Tuesday, October 14, 2008

Two-Pizza Teams

Ron Kohavi (from Microsoft) made a recent visit to eBay. From his description, Amazon has an efficient organization in some aspects and does well evaluating certain metrics and making certain kinds of advancements. Part of this success is driven by their "two-pizza" team culture of 8-person teams with group goals.

However, I think the grass isn't always greener. Amazon is limited in its exploration of spaces which require a breadth of functions and cooperation across teams larger than 8 people. Amazon has limited cross-border trade, and I would expect their attempts to compete with PayPal to be less effective. Teams pushing broad kinds of products have trouble if limited to 8 people, given the diversity of merchants. Amazon's stumbles in auctions and initial attempts at zShops I think reflected a lack of breadth.
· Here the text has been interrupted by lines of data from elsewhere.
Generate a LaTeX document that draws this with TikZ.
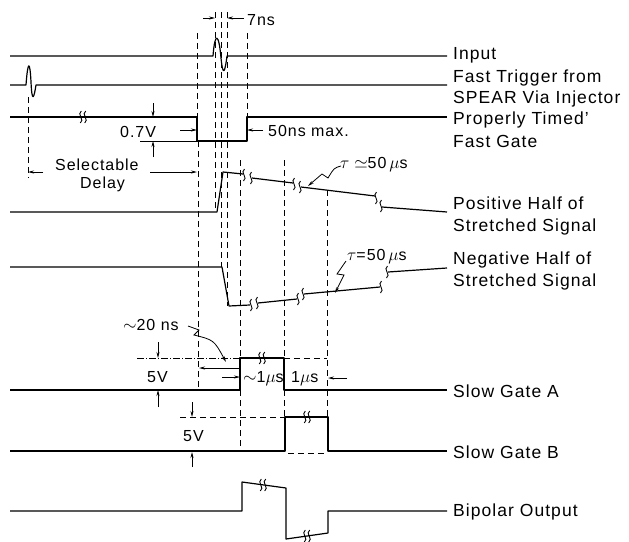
\documentclass[tikz,border=0pt]{standalone}
\usepackage{fontspec}
\setmainfont[LetterSpace=6]{Liberation Sans}
\usetikzlibrary{arrows.meta}
\begin{document}
\begin{tikzpicture}[x=1pt,y=-1pt,
  sig/.style={line width=1.2pt, line join=round},
  dsh/.style={line width=0.8pt, dash pattern=on 6pt off 4pt},
  ddot/.style={line width=0.8pt, dash pattern=on 7pt off 2pt on 1pt off 2pt},
  thinl/.style={line width=0.8pt},
  dim/.style={line width=0.8pt, -{Stealth[length=6pt,width=3pt]}},
  lbl/.style={font=\fontsize{17.5}{21}\selectfont, anchor=base west, inner sep=0pt},
  small/.style={font=\fontsize{16}{19}\selectfont, anchor=base west, inner sep=0pt},
  sq/.pic={\draw[line width=0.9pt] (-0.5,6) .. controls (4.5,3) and (-4.5,-3) .. (0.5,-6);},
  brkmark/.pic={\pic at (-2.2,0) {sq}; \pic at (2.2,0) {sq};}
]
\useasboundingbox (0,0) rectangle (629,541);

% ---------- signals ----------
% Input
\draw[sig] (10,56) -- (213,56) .. controls (215,30) and (219,34) .. (221,58)
  .. controls (223,78) and (225,72) .. (227,56) -- (447,56);
% Fast trigger
\draw[sig] (10,85) -- (26,85) .. controls (28,58) and (30,62) .. (31,82)
  .. controls (32,104) and (34,98) .. (36,85) -- (447,85);
% Properly timed fast gate
\draw[sig] (10,117) -- (197,117) -- (197,141) -- (247,141) -- (247,117) -- (447,117);
\pic at (83,117) {brkmark};
% Positive half
\draw[sig] (10,212) -- (217,212) -- (223,172) -- (243,174);
\pic at (244,175) {sq};
\draw[sig] (252,178) -- (293,183);
\pic at (251,178) {sq};
\pic at (294,184) {sq};
\draw[sig] (301,187) -- (375,196);
\pic at (300,187) {sq};
\pic at (376,198) {sq};
\draw[sig] (382,207) -- (447,212);
\pic at (381,206) {sq};
% Negative half
\draw[sig] (10,267) -- (222,267) -- (229,306) -- (250,305);
\pic at (251,305) {sq};
\draw[sig] (258,303) -- (297,299);
\pic at (257,303) {sq};
\pic at (298,299) {sq};
\draw[sig] (304,294) -- (380,287);
\pic at (303,294) {sq};
\pic at (381,287) {sq};
\draw[sig] (388,272) -- (447,268);
\pic at (387,272) {sq};
% Slow gate A
\draw[sig] (10,390) -- (240,390) -- (240,358) -- (284,358) -- (284,390) -- (447,390);
\pic at (262,358) {brkmark};
% Slow gate B
\draw[sig] (10,451) -- (285,451) -- (285,417) -- (328,417) -- (328,451) -- (447,451);
\draw[dsh] (288,453) -- (326,453);
\pic at (307,417) {brkmark};
% Bipolar output
\draw[sig] (10,511) -- (242,511) -- (242,482) -- (286,488) -- (286,539) -- (328,533) -- (328,511) -- (447,511);
\pic at (263,485) {brkmark};
\pic at (307,536) {brkmark};

% ---------- dashed verticals ----------
\draw[dsh] (28,97) -- (28,178);
\draw[dsh] (197,33) -- (197,117);
\draw[dsh] (198,141) -- (198,390);
\draw[dsh] (247,33) -- (247,117);
\draw[dsh] (215,12) -- (215,211);
\draw[dsh] (221,12) -- (221,267);
\draw[dsh] (227,12) -- (227,306);
\draw[dsh] (240,160) -- (240,451);
\draw[dsh] (284,160) -- (284,417);
\draw[dsh] (327,190) -- (327,417);
% extension lines
\draw[ddot] (137,358) -- (240,358);
\draw[dsh] (284,358) -- (327,358);
\draw[dsh] (180,417) -- (285,417);
\draw[thinl] (140,141) -- (197,141);

% ---------- dimension arrows ----------
\draw[dim] (203,18) -- (215,18);
\draw[dim] (244,18) -- (227,18);
\draw[dim] (153,103) -- (153,117);
\draw[dim] (153,157) -- (153,141);
\draw[dim] (180,130) -- (197,130);
\draw[dim] (263,130) -- (247,130);
\draw[dim] (43,172) -- (28,172);
\draw[dim] (150,172) -- (197,172);
\draw[dim] (158,342) -- (158,358);
\draw[dim] (158,407) -- (158,390);
\draw[dim] (239,368) -- (199,368);
\draw[dim] (222,377) -- (240,377);
\draw[dim] (347,378) -- (328,378);
\draw[dim] (192,402) -- (192,417);
\draw[dim] (192,467) -- (192,452);

% leaders
\draw[dim] (341,166) .. controls (334,168) .. (328,178) -- (322,174) -- (308,186);
\draw[dim] (346,261) -- (337,274) -- (344,275) -- (335,293);
\draw[dim] (188,326) -- (199,330) -- (194,335) .. controls (214,340) .. (226,362);

% ---------- small labels ----------
\node[small] (l7ns) at (247,25) {7ns};
\node[small] (l07) at (120,137) {0.7V};
\node[small] (l50) at (268,136) {50ns max.};
\node[small] (lsel) at (55,170) {Selectable};
\node[small] (ldel) at (80,188) {Delay};
\node[small] (ltau1) at (340,168) {$\tau\simeq$50$\,\mu$s};
\node[small] (ltau2) at (347,260) {$\tau$=50$\,\mu$s};
\node[small] (l20) at (123,330) {$\sim$20 ns};
\node[small] (l5a) at (147,382) {5V};
\node[small] (l1a) at (243,382) {$\sim$1$\mu$s};
\node[small] (l1b) at (291,382) {1$\mu$s};
\node[small] (l5b) at (183,441) {5V};

% ---------- right labels ----------
\node[lbl] (tin) at (453,59) {Input};
\node[lbl] (tft1) at (453,82) {Fast Trigger from};
\node[lbl] (tft2) at (453,103) {SPEAR Via Injector};
\node[lbl] (tpg1) at (453,124) {Properly Timed'};
\node[lbl] (tpg2) at (453,147) {Fast Gate};
\node[lbl] (tph1) at (453,209) {Positive Half of};
\node[lbl] (tph2) at (453,231) {Stretched Signal};
\node[lbl] (tnh1) at (453,264) {Negative Half of};
\node[lbl] (tnh2) at (453,286) {Stretched Signal};
\node[lbl] (tsa) at (453,397) {Slow Gate A};
\node[lbl] (tsb) at (453,458) {Slow Gate B};
\node[lbl] (tbo) at (453,516) {Bipolar Output};
\end{tikzpicture}
\end{document}
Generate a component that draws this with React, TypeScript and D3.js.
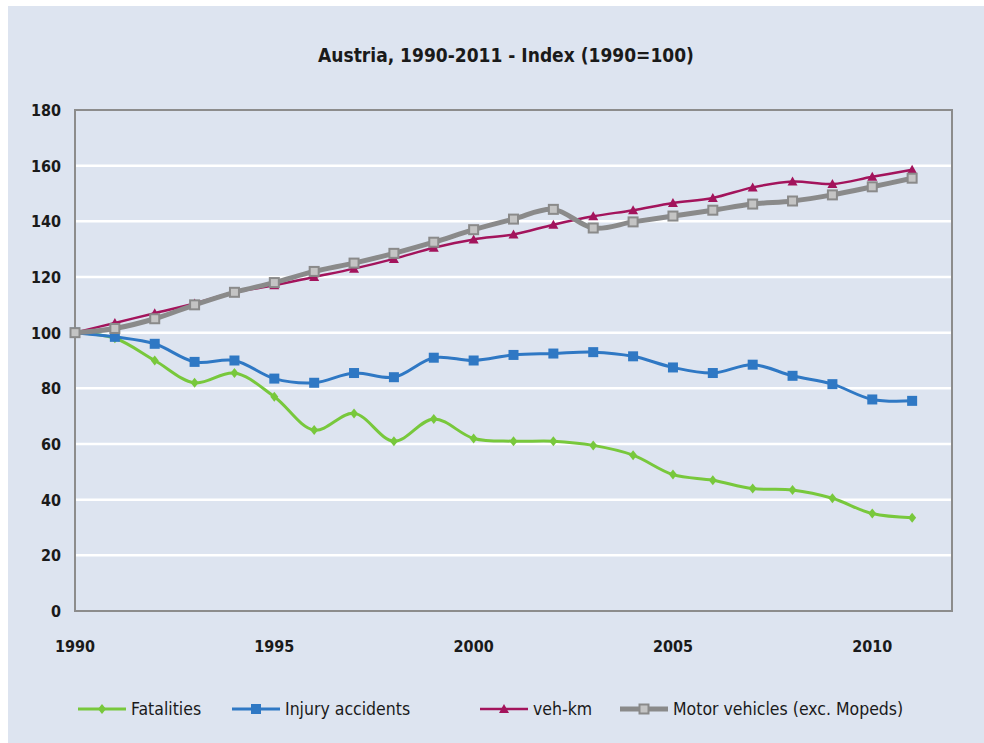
import { useEffect, useRef } from 'react';
import * as d3 from 'd3';

const years = d3.range(1990, 2012);
const fatalities = [100, 98, 90, 82, 85.5, 77, 65, 71, 61, 69, 62, 61, 61, 59.5, 56, 49, 47, 44, 43.5, 40.5, 35, 33.5];
const injuryAccidents = [100, 98.5, 96, 89.5, 90, 83.5, 82, 85.5, 84, 91, 90, 92, 92.5, 93, 91.5, 87.5, 85.5, 88.5, 84.5, 81.5, 76, 75.5];
const vehKm = [100, 103.5, 107, 110.5, 114.5, 117, 120, 123, 126.5, 130.5, 133.5, 135.3, 138.8, 141.8, 144, 146.6, 148.4, 152.2, 154.3, 153.4, 156, 158.5];
const motorVehicles = [100, 101.5, 105, 110, 114.5, 118, 122, 125, 128.5, 132.5, 137, 140.8, 144.3, 137.6, 139.8, 141.9, 144, 146.2, 147.3, 149.5, 152.4, 155.5];
const yTicks = [0, 20, 40, 60, 80, 100, 120, 140, 160, 180];
const xTicks = [1990, 1995, 2000, 2005, 2010];

type Marker = 'diamond' | 'square' | 'triangle' | 'hollow';
interface Series {
  name: string;
  values: number[];
  color: string;
  width: number;
  marker: Marker;
}

const series: Series[] = [
  { name: 'Fatalities', values: fatalities, color: '#78c83c', width: 3, marker: 'diamond' },
  { name: 'Injury accidents', values: injuryAccidents, color: '#2f78c4', width: 3, marker: 'square' },
  { name: 'veh-km', values: vehKm, color: '#a3145c', width: 2.5, marker: 'triangle' },
  { name: 'Motor vehicles (exc. Mopeds)', values: motorVehicles, color: '#8a8a8a', width: 5, marker: 'hollow' },
];

const legendX = [78, 232, 480, 620];

const FONT = '"DejaVu Sans Condensed", "Liberation Sans Narrow", Arial, sans-serif';
const BG = '#dde4f0';

const App = () => {
  const ref = useRef<SVGSVGElement>(null);

  useEffect(() => {
    if (!ref.current) return;
    const svg = d3.select(ref.current);
    svg.selectAll('*').remove();

    const left = 75;
    const right = 952;
    const top = 110;
    const bottom = 611;

    const x = d3.scaleLinear().domain([1990, 2012]).range([left, right]);
    const y = d3.scaleLinear().domain([0, 180]).range([bottom, top]);

    svg.append('rect').attr('x', 0).attr('y', 0).attr('width', 984).attr('height', 743).attr('fill', '#ffffff');
    svg.append('rect').attr('x', 8).attr('y', 6).attr('width', 976).attr('height', 737).attr('fill', BG);

    svg
      .append('text')
      .attr('x', 506)
      .attr('y', 62)
      .attr('text-anchor', 'middle')
      .attr('font-family', FONT)
      .attr('font-weight', 'bold')
      .attr('font-size', 19)
      .attr('fill', '#1a1a1a')
      .text('Austria, 1990-2011 - Index (1990=100)');

    // gridlines
    svg
      .append('g')
      .selectAll('line')
      .data(yTicks.filter((t) => t > 0 && t < 180))
      .join('line')
      .attr('x1', left)
      .attr('x2', right)
      .attr('y1', (d) => y(d))
      .attr('y2', (d) => y(d))
      .attr('stroke', '#ffffff')
      .attr('stroke-width', 2.5);

    svg
      .append('rect')
      .attr('x', left)
      .attr('y', top)
      .attr('width', right - left)
      .attr('height', bottom - top)
      .attr('fill', 'none')
      .attr('stroke', '#8c8c8c')
      .attr('stroke-width', 2);

    // y labels
    svg
      .append('g')
      .selectAll('text')
      .data(yTicks)
      .join('text')
      .attr('x', 61)
      .attr('y', (d) => y(d) + 6)
      .attr('text-anchor', 'end')
      .attr('font-family', FONT)
      .attr('font-weight', 'bold')
      .attr('font-size', 16)
      .attr('fill', '#1a1a1a')
      .text((d) => d);

    // x labels
    svg
      .append('g')
      .selectAll('text')
      .data(xTicks)
      .join('text')
      .attr('x', (d) => x(d))
      .attr('y', 652)
      .attr('text-anchor', 'middle')
      .attr('font-family', FONT)
      .attr('font-weight', 'bold')
      .attr('font-size', 16)
      .attr('fill', '#1a1a1a')
      .text((d) => d);

    const line = d3
      .line<number>()
      .x((_, i) => x(years[i]))
      .y((d) => y(d))
      .curve(d3.curveCatmullRom.alpha(0.5));

    const drawMarker = (g: d3.Selection<SVGGElement, unknown, null, undefined>, s: Series, cx: number, cy: number) => {
      if (s.marker === 'diamond') {
        g.append('path')
          .attr('d', `M${cx},${cy - 5}L${cx + 4},${cy}L${cx},${cy + 5}L${cx - 4},${cy}Z`)
          .attr('fill', s.color);
      } else if (s.marker === 'square') {
        g.append('rect').attr('x', cx - 5).attr('y', cy - 5).attr('width', 10).attr('height', 10).attr('fill', s.color);
      } else if (s.marker === 'triangle') {
        g.append('path')
          .attr('d', `M${cx},${cy - 5}L${cx + 5},${cy + 4}L${cx - 5},${cy + 4}Z`)
          .attr('fill', s.color);
      } else {
        g.append('rect')
          .attr('x', cx - 4.5)
          .attr('y', cy - 4.5)
          .attr('width', 9)
          .attr('height', 9)
          .attr('fill', '#c4c4c4')
          .attr('stroke', s.color)
          .attr('stroke-width', 2);
      }
    };

    series.forEach((s) => {
      const g = svg.append('g');
      g.append('path')
        .datum(s.values)
        .attr('d', line)
        .attr('fill', 'none')
        .attr('stroke', s.color)
        .attr('stroke-width', s.width)
        .attr('stroke-linejoin', 'round');
      s.values.forEach((v, i) => drawMarker(g, s, x(years[i]), y(v)));
    });

    // legend
    series.forEach((s, i) => {
      const g = svg.append('g');
      const lx = legendX[i];
      const ly = 709;
      g.append('line')
        .attr('x1', lx)
        .attr('x2', lx + 48)
        .attr('y1', ly)
        .attr('y2', ly)
        .attr('stroke', s.color)
        .attr('stroke-width', s.width);
      drawMarker(g, s, lx + 24, ly);
      g.append('text')
        .attr('x', lx + 53)
        .attr('y', ly + 6)
        .attr('font-family', FONT)
        .attr('font-size', 17.5)
        .attr('fill', '#1a1a1a')
        .text(s.name);
    });
  }, []);

  return <svg ref={ref} width={984} height={743} style={{ position: 'absolute', left: 0, top: 0 }} />;
};

export default App;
Not every project fits in an 8-man box, or is easily sliced into that level of atomic components. Part of eBay's challenges are fitting *some* projects to smaller (narrower) teams. Part of Amazon's challenges are building larger teams for some projects. The Manhattan project in WWII, or the Apollo program, would have taken much longer if only 8 people could communicate amongst themselves. The iPhone, new versions of Microsoft products, and broad visionary products often are better served by less insular teams. Bezos' statement: "You can't do big, clean-sheet invention unless you are willing to invest for long periods of time" shows a subtle limitation in his thinking and in his company. I believe it is possible to do big, clean-sheet invention through shorter term and broader investment. Technology is an amplifier and compresses time, large important clean sheet inventions involve effort, and a *LOT* of imagination.